Once the cloud processes the request, it sends the response back to your device in real time. This is why Alexa can quickly answer questions or control your smart home, but it’s also why you need an internet connection for most features.
One of the reasons Alexa feels so versatile is its ability to learn new skills. Skills are like apps for Alexa, allowing it to perform specialized functions, from controlling smart lights to providing daily trivia.
Developers can create these skills using Amazon’s Alexa Skills Kit (ASK), enabling the assistant to interact with third-party services and gadgets.
For example, if you want Alexa to play music from a specific streaming service like Spotify, there’s likely a skill for that. And if you’re a developer, you can even create custom skills to suit specific needs or hobbies.
Alexa’s understanding of voice commands isn’t static. It uses machine learning to get better over time.
When Alexa encounters a command it hasn’t heard before or makes a mistake, those interactions help improve its models. Amazon’s engineers can tweak the algorithms using anonymized data to make the assistant more accurate in future responses.
Machine learning also helps Alexa distinguish between different accents and dialects. This adaptability is why Alexa might understand you better today than it did when you first set it up.
Alexa’s ability to detect its wake word is a marvel in itself. The device has to continuously listen for that one trigger word without recording everything else you say. This process happens locally on the device to save bandwidth and maintain some privacy.
When you say “Alexa,” the device detects this using onboard processing power, which then activates the rest of the system to start listening for your command. If you’ve ever had Alexa wake up mistakenly while watching TV, you’ve witnessed how challenging it is to perfect this feature.
Once your voice data reaches the cloud, the real challenge begins: turning your words into actions. NLP breaks down your request, identifies key phrases, and figures out what you want.
For instance, if you say, “What’s the weather like in Paris tomorrow?” Alexa has to recognize that you’re asking for a weather forecast, identify “Paris” as the location, and understand that “tomorrow” refers to the next day.
This process relies on huge datasets of language patterns. The more Alexa interacts with users, the better it gets at making sense of different ways of saying the same thing.
After figuring out your request, Alexa needs to respond. It does this using speech synthesis, a technology that converts text data back into spoken words. The voice you hear is synthesized from recordings, making it sound smooth and natural rather than robotic.

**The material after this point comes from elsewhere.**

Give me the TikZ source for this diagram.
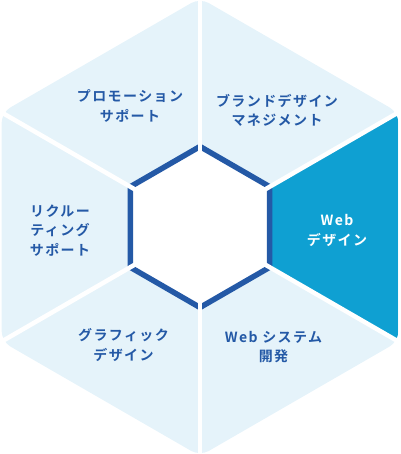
\documentclass[tikz,border=0pt]{standalone}
\usepackage{fontspec}
\newfontfamily\jpfont{Noto Sans CJK JP Bold}[LetterSpace=10]
\usetikzlibrary{calc}
\definecolor{segfill}{HTML}{E5F3FA}
\definecolor{webfill}{HTML}{0FA0D2}
\definecolor{rimblue}{HTML}{2459A6}
\definecolor{labelblue}{HTML}{2459A6}
\tikzset{
  seglabel/.style={align=center, text=labelblue, inner sep=0pt,
                   font=\jpfont\fontsize{14}{19.5}\selectfont},
  weblabel/.style={seglabel, text=white},
  rim/.style={draw=rimblue, line width=5.5pt},
  divider/.style={draw=white, line width=4.5pt},
}
\def\outR{229}
\def\inR{80.5}
\def\labR{140}

\begin{document}
\begin{tikzpicture}[x=1pt, y=1pt]
\useasboundingbox (0,0) rectangle (400,454);
\coordinate (ctr) at (200,227);

% Corners of the outer and the inner hexagon, pointy top
\foreach \i in {1,...,6} {
  \coordinate (o\i) at ($(ctr)+({30+60*(\i-1)}:\outR)$);
  \coordinate (i\i) at ($(ctr)+({30+60*(\i-1)}:\inR)$);
}

% Segments
\fill[segfill, rounded corners=10pt] (o1) -- (o2) -- (o3) -- (o4) -- (o5) -- (o6) -- cycle;
\begin{scope}
  \clip[rounded corners=10pt] (o1) -- (o2) -- (o3) -- (o4) -- (o5) -- (o6) -- cycle;
  \fill[webfill] (ctr) -- (o6) -- (o1) -- cycle;
\end{scope}

% Inner hexagon and its rim
\fill[white] (i1) -- (i2) -- (i3) -- (i4) -- (i5) -- (i6) -- cycle;
\draw[rim] (i1) -- (i2) -- (i3) -- (i4) -- (i5) -- (i6) -- cycle;

% White gaps between the segments
\foreach \i in {1,...,6} {
  \draw[divider] (ctr) -- (o\i);
}

% Labels
\node[weblabel, xshift=-3pt, yshift=-3.5pt] (webdesign) at ($(ctr)+(0:\labR)$) {Web\\デザイン};
\node[seglabel, xshift=7pt, yshift=-4.5pt]  (brand)     at ($(ctr)+(60:\labR)$) {ブランドデザイン\\マネジメント};
\node[seglabel]                             (promo)     at ($(ctr)+(120:\labR)$) {プロモーション\\サポート};
\node[seglabel, yshift=-3.5pt]              (recruit)   at ($(ctr)+(180:\labR)$) {リクルー\\ティング\\サポート};
\node[seglabel, xshift=-6.5pt, yshift=3pt]  (graphic)   at ($(ctr)+(240:\labR)$) {グラフィック\\デザイン};
\node[seglabel, xshift=3.5pt, yshift=1pt]   (websys)    at ($(ctr)+(300:\labR)$) {Web システム\\開発};

\end{tikzpicture}
\end{document}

Amazon has also experimented with creating more expressive voices, allowing Alexa to respond in a tone that matches the context—like sounding upbeat when delivering good news or more neutral during factual responses.

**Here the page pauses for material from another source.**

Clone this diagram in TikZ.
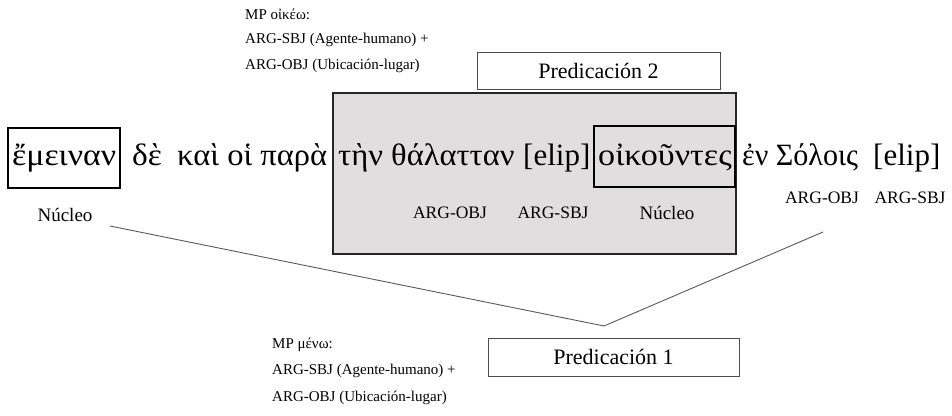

All this listening and processing naturally raises privacy questions. By default, Amazon stores voice recordings to help improve Alexa’s accuracy.
However, users have the option to delete their recordings through the Alexa app. You can also choose not to save recordings at all, though this may affect how well the assistant understands you.
Amazon uses encryption to secure the voice data sent between your device and its servers, aiming to protect it from unauthorized access. It’s a trade-off between user convenience and maintaining privacy in a smart home environment.
Amazon is continually expanding Alexa’s capabilities, pushing the boundaries of what a digital assistant can do. From integrating with advanced AI models to offering more complex conversations, the goal is to make interactions with Alexa feel as natural as chatting with a friend.
The next time you issue an Alexa command, think about the intricate dance of technologies behind the scenes. It’s a blend of cutting-edge AI, cloud computing, and human ingenuity that makes talking to a machine feel almost magical.